Il y a nécessité qu’une fois de retour au pays, l’on puisse se rencontrer afin de voir comment nous pouvons collaborer. Village Reach par exemple est en train de livrer des produits au dernier kilomètre en utilisant même des drones, et c’est essentiellement dans le domaine de la vaccination qu’ils sont en train de travailler. Ils livrent des vaccins pour rendre les produits disponibles là où le besoin se fait sentir, pour diminuer aussi la charge des prestataires qui sans cette intervention, doivent parcourir des kilomètres. Parfois, ils partent chercher les médicaments et ne reviennent dans les centres que deux ou trois jours plus tard. Maintenant, avec cette intervention de Village Reach, ils ont des vaccins sur place. Toutefois, malgré cette aide, ils doivent aussi aller chercher les autres produits comme les contraceptifs, les services de planification familiale que nous appuyons. Dès le retour, nous pourrons voir où est ce que Village Reach intervient et comment faire pour que la livraison des produits, par exemple, soit de manière combinée, de manière complémentaire. Nos interventions seront plus efficaces, plus renforcées.

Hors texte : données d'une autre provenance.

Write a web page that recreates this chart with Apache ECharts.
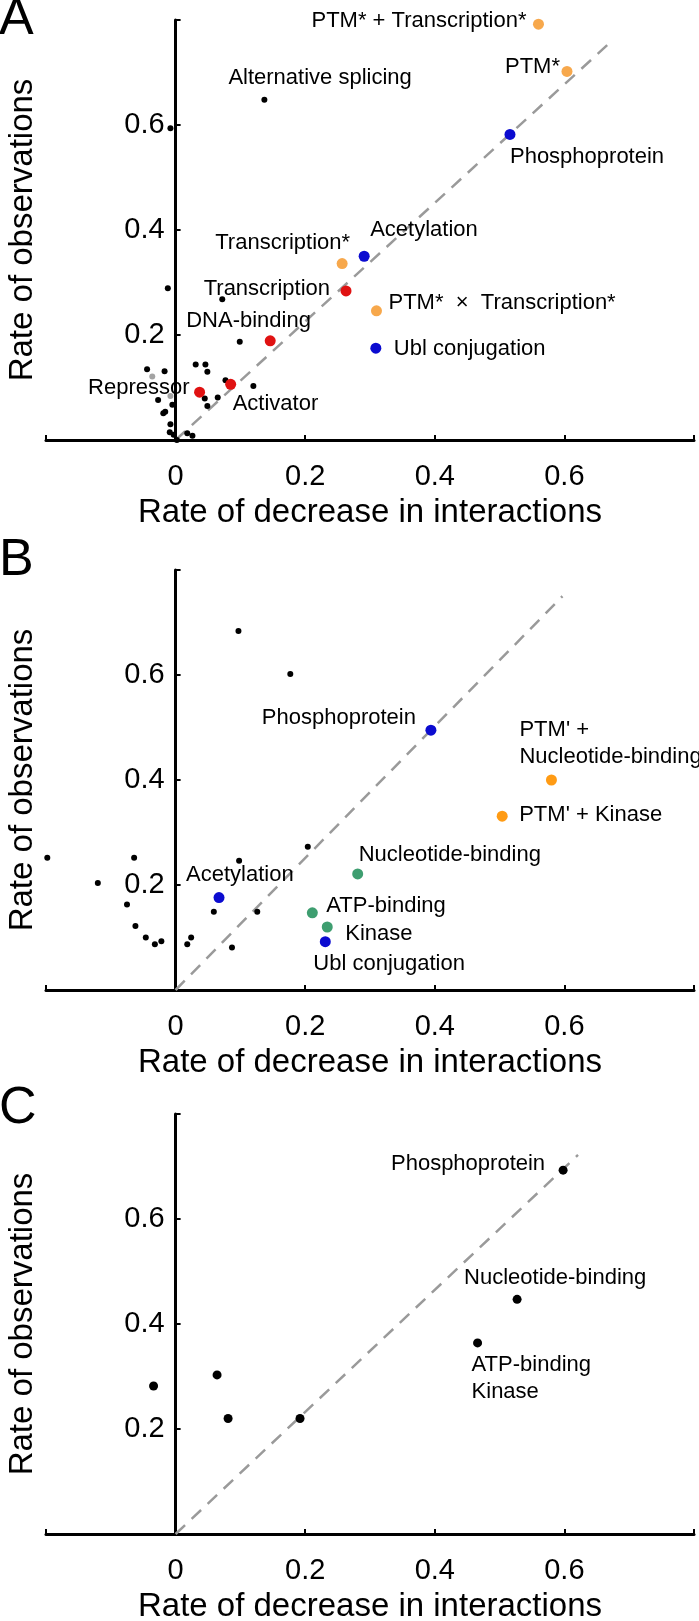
<!DOCTYPE html>
<html><head><meta charset="utf-8">
<script src="https://cdn.jsdelivr.net/npm/echarts@6/dist/echarts.min.js"></script>
<style>html,body{margin:0;padding:0;background:#fff}#c{width:699px;height:1621px}</style>
</head><body><div id="c"></div>
<script>
// ---------------- DATA ----------------
// Panel A
const A_black = [[-0.012,0.289],[0.072,0.268],[0.099,0.187],[0.031,0.144],[0.046,0.144],[0.049,0.130],
  [-0.044,0.135],[-0.017,0.131],[0.077,0.114],[0.120,0.103],[0.045,0.079],[0.065,0.081],[0.049,0.065],
  [-0.027,0.076],[-0.005,0.067],[-0.016,0.054],[-0.019,0.051],[-0.008,0.030],[-0.009,0.015],[-0.003,0.010],
  [0.002,0.000],[0.018,0.013],[0.026,0.008],[-0.008,0.594],[0.137,0.648]];
const A_dim = [[-0.036,0.121],[-0.008,0.084]];
const A_orange = [['PTM* + Transcription*',0.560,0.792],['PTM*',0.604,0.702],['Transcription*',0.257,0.336],['PTM*  ×  Transcription*',0.310,0.246]];
const A_red = [['Transcription',0.263,0.284],['DNA-binding',0.146,0.189],['Activator',0.085,0.106],['Repressor',0.037,0.091]];
const A_blue = [['Phosphoprotein',0.516,0.582],['Acetylation',0.291,0.350],['Ubl conjugation',0.309,0.175]];
const A_text = [['Alternative splicing',0.137,0.648]];
const A_diag = [[0,0],[0.666,0.752]];
// Panel B
const B_black = [[0.097,0.684],[0.177,0.602],[0.204,0.273],[0.098,0.246],[-0.198,0.252],[-0.064,0.252],
  [-0.120,0.204],[-0.075,0.163],[-0.062,0.122],[-0.046,0.100],[-0.032,0.087],[-0.022,0.093],
  [0.018,0.087],[0.024,0.100],[0.059,0.149],[0.126,0.149],[0.087,0.081]];
const B_blue = [['Phosphoprotein',0.394,0.495],['Acetylation',0.067,0.176],['Ubl conjugation',0.231,0.092]];
const B_green = [['Nucleotide-binding',0.281,0.221],['ATP-binding',0.211,0.147],['Kinase',0.234,0.120]];
const B_orange = [["PTM' +\nNucleotide-binding",0.580,0.400],["PTM' + Kinase",0.504,0.331]];
const B_diag = [[0,0],[0.597,0.750]];
// Panel C
const C_black = [[-0.034,0.282],[0.064,0.303],[0.081,0.220],[0.192,0.220]];
const C_named = [['Phosphoprotein',0.598,0.693],['Nucleotide-binding',0.527,0.447],['ATP-binding\nKinase',0.466,0.364]];
const C_diag = [[0,0],[0.621,0.722]];

const xTicks = ['0','0.2','0.4','0.6'];
const yTicks = ['0.2','0.4','0.6'];
const panelLetters = ['A','B','C'];
const xName = 'Rate of decrease in interactions';
const yName = 'Rate of observations';

// ---------------- LABEL PLACEMENT (pixels: dx, dy, align) ----------------
const place = {
  'A|PTM* + Transcription*':[-12,-3,'right'],
  'A|PTM*':[-7,-5,'right'],
  'A|Phosphoprotein':[0,22,'left'],
  'A|Acetylation':[6,-26,'left'],
  'A|Transcription*':[8,-21,'right'],
  'A|Transcription':[-16,-2,'right'],
  'A|PTM*  ×  Transcription*':[12,-8,'left'],
  'A|Ubl conjugation':[18,1,'left'],
  'A|DNA-binding':[-84,-20,'left'],
  'A|Activator':[2,20,'left'],
  'A|Repressor':[-10,-4,'right'],
  'A|Alternative splicing':[-36,-22,'left'],
  'B|Phosphoprotein':[-15,-12,'right'],
  "B|PTM' +\nNucleotide-binding":[-32,-37,'left'],
  "B|PTM' + Kinase":[17,-1,'left'],
  'B|Nucleotide-binding':[1,-19,'left'],
  'B|ATP-binding':[14,-7,'left'],
  'B|Kinase':[18,7,'left'],
  'B|Ubl conjugation':[-12,22,'left'],
  'B|Acetylation':[-33,-23,'left'],
  'C|Phosphoprotein':[-18,-6,'right'],
  'C|Nucleotide-binding':[-53,-21,'left'],
  'C|ATP-binding\nKinase':[-6,36,'left']
};

const FONT = '"Liberation Sans", Arial, Helvetica, sans-serif';
const gridTops = [20, 570, 1114];
const GH = 420, GL = 46, GW = 648;
const XMIN = -0.2, XMAX = 0.8;

function axisFmtX(v){ const s = (Math.round(v*10)/10).toFixed(1); const m={'0.0':'0','0.2':'0.2','0.4':'0.4','0.6':'0.6'}; return xTicks.includes(m[s]) ? m[s] : ''; }
function axisFmtY(v){ const s = (Math.round(v*10)/10).toFixed(1); return yTicks.includes(s) ? s : ''; }

const grids = [], xAxes = [], yAxes = [], series = [];
gridTops.forEach((t,i)=>{
  grids.push({left:GL, width:GW, top:t, height:GH, containLabel:false, outerBoundsMode:'none'});
  xAxes.push({gridIndex:i, type:'value', min:XMIN, max:XMAX, interval:0.2,
    axisLine:{onZero:true, lineStyle:{color:'#000', width:3}},
    axisTick:{inside:true, length:5, lineStyle:{color:'#000', width:2}},
    axisLabel:{fontSize:29, color:'#000', fontFamily:FONT, margin:22, formatter:axisFmtX},
    splitLine:{show:false},
    name:xName, nameLocation:'middle', nameGap:56,
    nameTextStyle:{fontSize:33, color:'#000', fontFamily:FONT}});
  yAxes.push({gridIndex:i, type:'value', min:0, max:0.8, interval:0.2,
    position:'left', offset: -(0 - XMIN) / (XMAX - XMIN) * GW,
    axisLine:{onZero:false, lineStyle:{color:'#000', width:3}},
    axisTick:{inside:true, length:5, lineStyle:{color:'#000', width:2}},
    axisLabel:{fontSize:29, color:'#000', fontFamily:FONT, margin:11, formatter:axisFmtY},
    splitLine:{show:false},
    name:yName, nameLocation:'middle', nameGap:136, nameRotate:90,
    nameTextStyle:{fontSize:33, color:'#000', fontFamily:FONT}});
});

function diag(i, d){
  series.push({type:'line', xAxisIndex:i, yAxisIndex:i, data:d, showSymbol:false, silent:true, z:1,
    lineStyle:{color:'#9a9a9a', width:2.5, type:[13,9]}});
}
function dots(i, d, color, size){
  series.push({type:'scatter', xAxisIndex:i, yAxisIndex:i, data:d, symbolSize:size, silent:true, z:2,
    itemStyle:{color:color, opacity:1}});
}
function named(i, panel, d, color, size){
  series.push({type:'scatter', xAxisIndex:i, yAxisIndex:i, symbolSize:size, silent:true, z:3,
    itemStyle:{color:color, opacity:1},
    data:d.map(r=>{
      const p = place[panel+'|'+r[0]] || [0,0,'left'];
      return {name:r[0], value:[r[1],r[2]], label:{show:true, position:'inside', offset:[p[0],p[1]], align:p[2], verticalAlign:'middle',
        formatter:r[0], fontSize:22, lineHeight:27, color:'#000', opacity:1, fontFamily:FONT}};
    })});
}

// Panel A
diag(0, A_diag);
dots(0, A_black, '#000', 6);
dots(0, A_dim, '#a3a3a3', 6);
named(0,'A', A_text, 'rgba(0,0,0,0)', 6);
named(0,'A', A_orange, '#F7A84C', 11);
named(0,'A', A_red, '#E01212', 11);
named(0,'A', A_blue, '#0B0BD0', 11);
// Panel B
diag(1, B_diag);
dots(1, B_black, '#000', 6);
named(1,'B', B_blue, '#0B0BD0', 11);
named(1,'B', B_green, '#3E9E70', 11);
named(1,'B', B_orange, '#FF9B14', 11);
// Panel C
diag(2, C_diag);
dots(2, C_black, '#000', 9);
named(2,'C', C_named, '#000', 9);

const chart = echarts.init(document.getElementById('c'), null, {renderer:'canvas'});
chart.setOption({
  animation:false,
  backgroundColor:'#fff',
  grid:grids, xAxis:xAxes, yAxis:yAxes, series:series,
  graphic: panelLetters.map((L,i)=>({type:'text', left:-1, top:[ -6, 535, 1083 ][i],
    style:{text:L, fontSize:52, fill:'#000', fontFamily:FONT}}))
});
</script></body></html>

Que dites-vous des communautés ?
La sensibilisation n’est pas encore bien systématisée. Ce sont des initiatives qu’on peut qualifier d’individualistes. Pour le moment, elles sont portées par quelques intervenants. Un effort à faire en rentrant au pays, c’est de discuter avec le ministère de la Santé que j’ai contacté avant de venir pour savoir si, à ce niveau, réflexion à une stratégie à mettre en place est faite. On m’a dit que cette question n’est pas encore abordée, et que je devais me rapprocher du ministère du plan. Je me prépare à aller faire la restitution des informations reçues, des leçons apprises des autres conférenciers, pour susciter ce besoin au sein du ministère de la Santé, et de montrer l’urgence afin que le ministère, avec l’appui de ses partenaires que nous sommes, initie cette réflexion-là et mette en place une stratégie.